With Interpal, the bank said that a lower down employee mistook an approval on a currency conversion issue as a final approval for the transaction including overriding the watch list’s hold on the transaction.
Will the jury accept these explanations? It certainly could.
But in light of the larger context, the jury might find that once the bank knew Hamdan was a terrorist, it had no obligation to send the funds back to him, and may view any fear of Lebanese contract law in the face of criminal-terrorist issues as a poor defense.

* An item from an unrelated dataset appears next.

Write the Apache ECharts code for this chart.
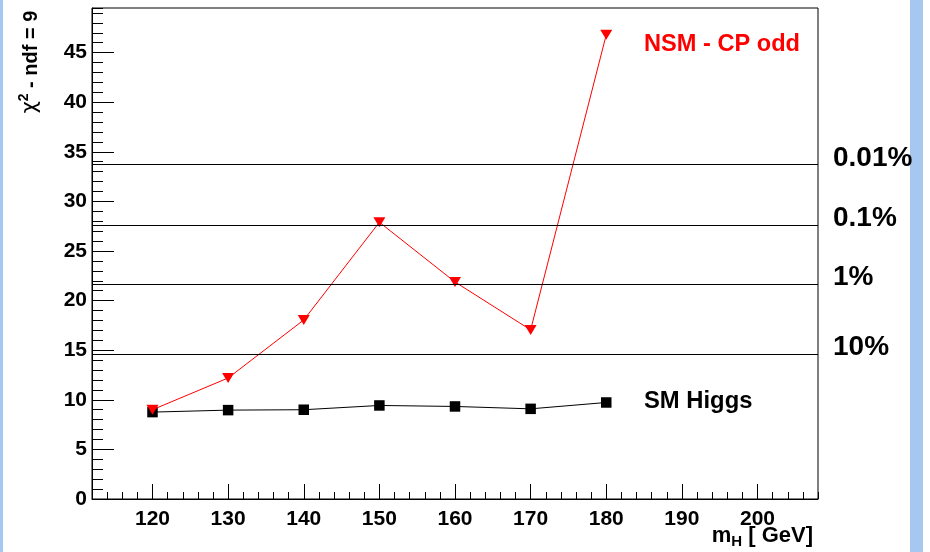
<!DOCTYPE html>
<html><head><meta charset="utf-8">
<script src="https://cdn.jsdelivr.net/npm/echarts@6/dist/echarts.min.js"></script>
<style>html,body{margin:0;padding:0;background:#fff}#c{width:930px;height:552px}</style>
</head><body><div id="c"></div>
<script>
const masses = [120, 130, 140, 150, 160, 170, 180];
const smHiggs = [8.76, 8.96, 9.0, 9.43, 9.33, 9.09, 9.73];
const nsmCPodd = [9.0, 12.2, 18.05, 27.9, 21.88, 17.05, 46.8];
const clLevels = [33.7, 27.6, 21.65, 14.6];
const clLabels = ['0.01%', '0.1%', '1%', '10%'];
const seriesNames = ['SM Higgs', 'NSM - CP odd'];

const FONT = '"Liberation Sans", Arial, Helvetica, sans-serif';
const chart = echarts.init(document.getElementById('c'));

const pairs = (ys) => masses.map((m, i) => [m, ys[i]]);

chart.setOption({
  animation: false,
  backgroundColor: '#fff',
  grid: { left: 92, right: 112, top: 8, bottom: 53, show: true, borderColor: '#000', borderWidth: 1, backgroundColor: 'transparent' },
  xAxis: [
    {
      type: 'value', min: 112, max: 208, splitNumber: 10,
      axisLine: { show: true, lineStyle: { color: '#000', width: 1 } },
      axisTick: { show: true, inside: true, length: 15, lineStyle: { color: '#000', width: 1 } },
      axisLabel: { show: true, showMinLabel: false, showMaxLabel: false, color: '#000', fontFamily: FONT, fontWeight: 'bold', fontSize: 21, margin: 10 },
      splitLine: { show: false }
    },
    {
      type: 'value', min: 112, max: 208, interval: 2, position: 'bottom',
      axisLine: { show: false },
      axisTick: { show: true, inside: true, length: 7, lineStyle: { color: '#000', width: 1 } },
      axisLabel: { show: false },
      splitLine: { show: false }
    }
  ],
  yAxis: [
    {
      type: 'value', min: 0, max: 49.5, interval: 5,
      axisLine: { show: true, lineStyle: { color: '#000', width: 1 } },
      axisTick: { show: true, inside: true, length: 22, lineStyle: { color: '#000', width: 1 } },
      axisLabel: { show: true, showMaxLabel: false, color: '#000', fontFamily: FONT, fontWeight: 'bold', fontSize: 21, margin: 5 },
      splitLine: { show: false }
    },
    {
      type: 'value', min: 0, max: 49.5, interval: 1, position: 'left',
      axisLine: { show: false },
      axisTick: { show: true, inside: true, length: 11, lineStyle: { color: '#000', width: 1 } },
      axisLabel: { show: false },
      splitLine: { show: false }
    }
  ],
  series: [
    {
      name: seriesNames[0], type: 'line', data: pairs(smHiggs),
      symbol: 'rect', symbolSize: 10.5, showAllSymbol: true,
      itemStyle: { color: '#000' }, lineStyle: { color: '#000', width: 1 }, z: 3,
      markLine: {
        silent: true, symbol: ['none', 'none'],
        lineStyle: { color: '#000', type: 'solid', width: 1 },
        label: { show: true, position: 'end', distance: 15, formatter: '{b}', color: '#000', fontFamily: FONT, fontWeight: 'bold', fontSize: 28, lineHeight: 13, verticalAlign: 'bottom', align: 'left' },
        emphasis: { disabled: true },
        data: clLevels.map((v, i) => ({ yAxis: v, name: clLabels[i] }))
      }
    },
    {
      name: seriesNames[1], type: 'line', data: pairs(nsmCPodd),
      symbol: 'triangle', symbolRotate: 180, symbolSize: [12, 10], showAllSymbol: true,
      itemStyle: { color: '#ff0000' }, lineStyle: { color: '#ff0000', width: 1 }, z: 4
    }
  ],
  graphic: [
    { type: 'rect', left: 0, top: 0, shape: { width: 3, height: 552 }, style: { fill: '#a6c8f0' }, silent: true },
    { type: 'rect', left: 910, top: 0, shape: { width: 13, height: 552 }, style: { fill: '#a6c8f0' }, silent: true },
    { type: 'text', x: 644, y: 44, style: { text: seriesNames[1], fill: '#ff0000', font: 'bold 23.6px ' + FONT, align: 'left', verticalAlign: 'middle' } },
    { type: 'text', x: 644, y: 401, style: { text: seriesNames[0], fill: '#000', font: 'bold 23.8px ' + FONT, align: 'left', verticalAlign: 'middle' } },
    { type: 'text', x: 31, y: 62, rotation: Math.PI / 2,
      style: { text: '{chi|χ}{sup|2}{t| - ndf = 9}', align: 'center', verticalAlign: 'middle',
        rich: {
          chi: { fontFamily: 'DejaVu Sans', fontSize: 21, fill: '#000', fontWeight: 'normal' },
          sup: { fontFamily: FONT, fontSize: 14, fontWeight: 'bold', fill: '#000', padding: [0, 0, 14, 0] },
          t: { fontFamily: FONT, fontSize: 20, fontWeight: 'bold', fill: '#000' }
        } } },
    { type: 'text', x: 813, y: 536,
      style: { text: '{m|m}{sub|H}{t| [ GeV]}', align: 'right', verticalAlign: 'middle',
        rich: {
          m: { fontFamily: FONT, fontSize: 22, fontWeight: 'bold', fill: '#000' },
          sub: { fontFamily: FONT, fontSize: 15, fontWeight: 'bold', fill: '#000', padding: [12, 0, 0, 0] },
          t: { fontFamily: FONT, fontSize: 22, fontWeight: 'bold', fill: '#000' }
        } } }
  ]
});
</script>
</body></html>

On a similar note, coming back to Haniyeh and Shehade, will the jury accept that bank employees really did not know who they were just because they not on the OFAC list? The question is sharpened since Tayseer Sadeq, the bank’s chief compliance officer for the Palestinian areas, admitted that everyone at the bank knew who prominent Hamas leaders were such as Yassin.
The bank has a real shot to pull out a win and if a cerebral judge was deciding, it might even have a better shot.
Still when taking into account the overall picture, 9/11 and Islamic State images hanging over the common New Yorker juror (the Brooklyn courthouse is directly across from where the Twin Towers stood) and the plaintiffs’ edges on the sanctions and causation issue, the plaintiffs likely have an edge to get an unprecedented historic win against a powerhouse bank.
But the jury may not have the final say.
The case would likely go to the US Supreme Court, and with Islamic State threatening Jordan and the rest of the Middle East, the US government may shift its position to blocking the case, just as Israel shifted its position from cooperation to obstruction in the massive Bank of China terrorism finance case, when changes happened geopolitically with Israel-China relations.
Regardless of how that plays out, the world of banking will be a different place when the jury reaches its expected verdict.